22 thoughts on “This Vibe’s Alive

  1. Funny you’ve never mentioned these guys before given your seven years of fandom. I believe we are currently living through the greatest moment in the history of boogie jam bands. If one played end to end all the instro-jams I wish to hear, I suspect they would stretch from here to Jupiter, with those of which I am unaware of my wish to hear due to my ignorance of them easily providing for the return trip. All this to say thanks for adding to my needs (to hear).

    1. I must have sold at least 3 LPs for these guys in 7 years! I’ve been going door to door in my locale making people listen to them.

      I reckon you could make it to the heart of the sun just listening to spaced out instro jams alone. In fact it’s fast becoming a viable escape plan for all humanity.

  2. Loved this reading,I saw the live last night in a very small venue in Copenhagen, doing some research and found this <3

  3. I need this! I’ve just signed up for a free trial of yin Spotify premium, so I’ll hit this up pronto. Plenty good sounds here. Lovely album cover, too!

      1. Make sure you’re not kiteless though.

        I’m so pleased to hear you say that btw, I’ve been proselytzing for this lot for years.

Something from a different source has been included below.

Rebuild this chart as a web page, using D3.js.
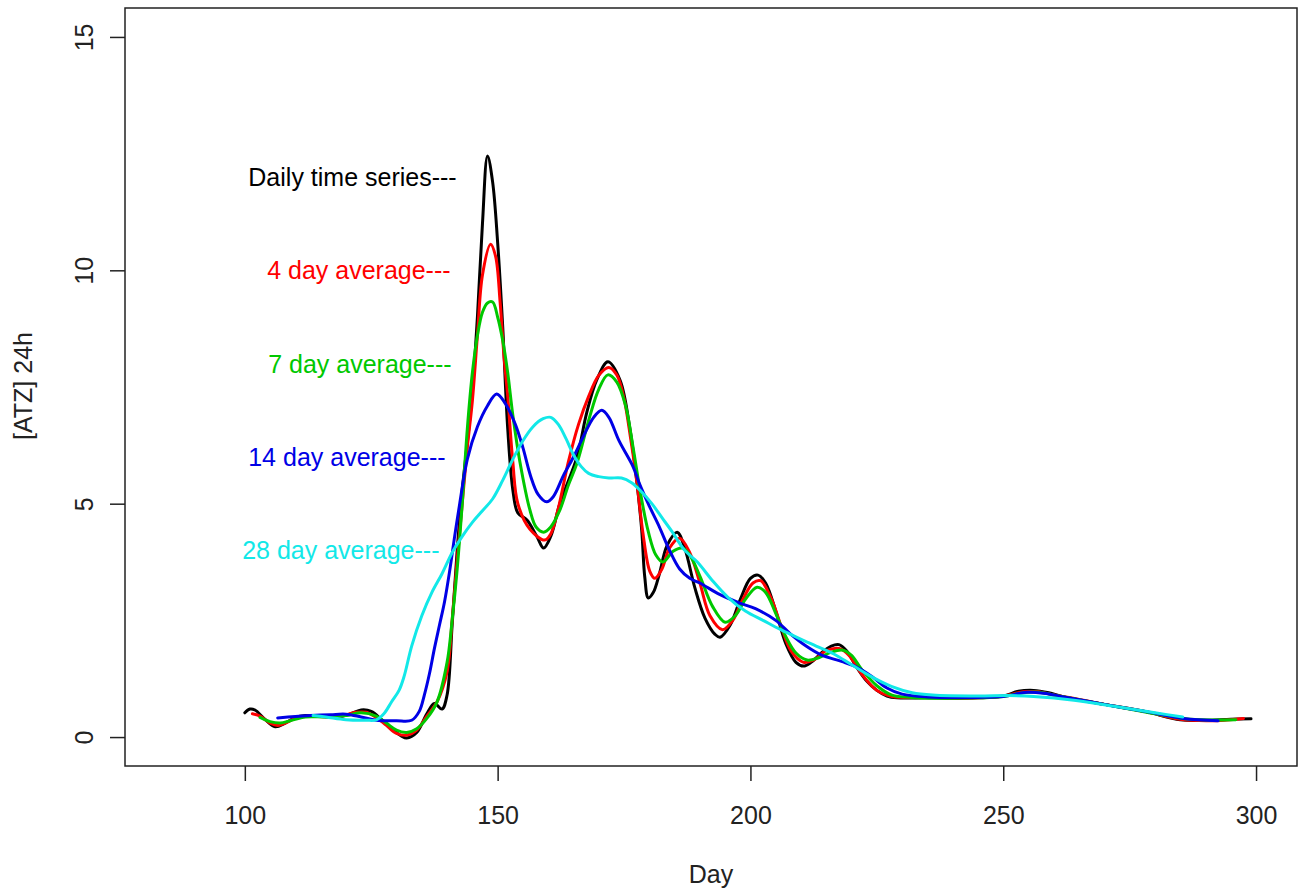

      2. You’d never catch me making the same mistake as Kiss. No, sir.

        This could definitely be a contender for my album of the year. Seriously. Something really deep about those grooves. They churn like the Mississippi.

  4. Endless Boogie is one of my favourite John Lee Hooker albums. It’s not psychedelic though.
    This is an amazing nether world, one where you seem to wander quite frequently Joe. Looks cool.

  5. This is another new one on me. Where do you find these things. I am not adventurous enough to branch outside my comfort zone on purchases. However, I am missing out on a lot by not doing that.